During prosecution, Cozy Comfort overcame an anticipation rejection by distinguishing the prior art under the ordinary observer test, pointing to specific features such as the shape and placement of the marsupial pocket and the bottom hem line. Top Brand argued that these statements constituted a clear disclaimer of claim scope, and that the accused products fell within the surrendered subject matter.

The district court disagreed, instructing the jury to compare the accused products to the design as claimed (without considering any prosecution disclaimer). The jury found infringement, and the court entered judgment accordingly, denying Top Brand’s motion for judgment as a matter of law. Top Brand appealed.

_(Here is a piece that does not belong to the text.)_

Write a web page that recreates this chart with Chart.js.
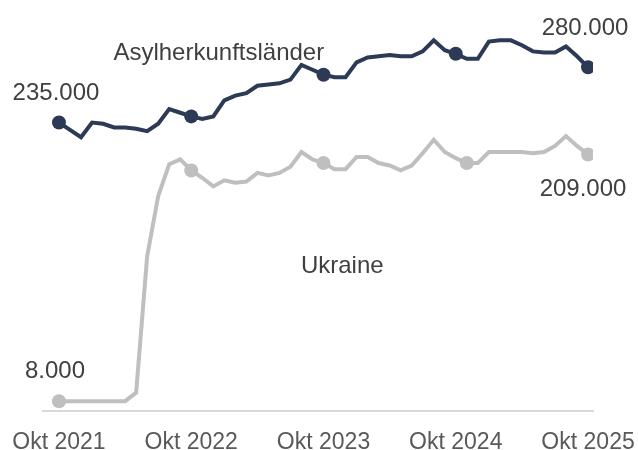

Top Brand argued that the district court erred by failing to apply prosecution history disclaimer, asserting that the accused design was within the scope of the subject matter Cozy Comfort had disclaimed. Cozy Comfort responded that the disclaimer doctrine does not apply to design patents and, even if it did, Cozy Comfort’s prosecution statements were not sufficiently clear to constitute a disclaimer.

The Federal Circuit disagreed, concluding that prosecution history disclaimer applies to design patents. The Court reasoned that allowing patentees to recapture disclaimed subject matter in litigation would undermine the integrity of the patent system. The Court emphasized that Cozy Comfort’s statements during prosecution clearly surrendered the identified features as supporting a finding of overall similarity. Because the accused design incorporated those surrendered features, the Court concluded that no reasonable jury could find infringement.

Accordingly, the Federal Circuit reversed the district court’s denial of judgment as a matter of law and vacated the jury’s verdict.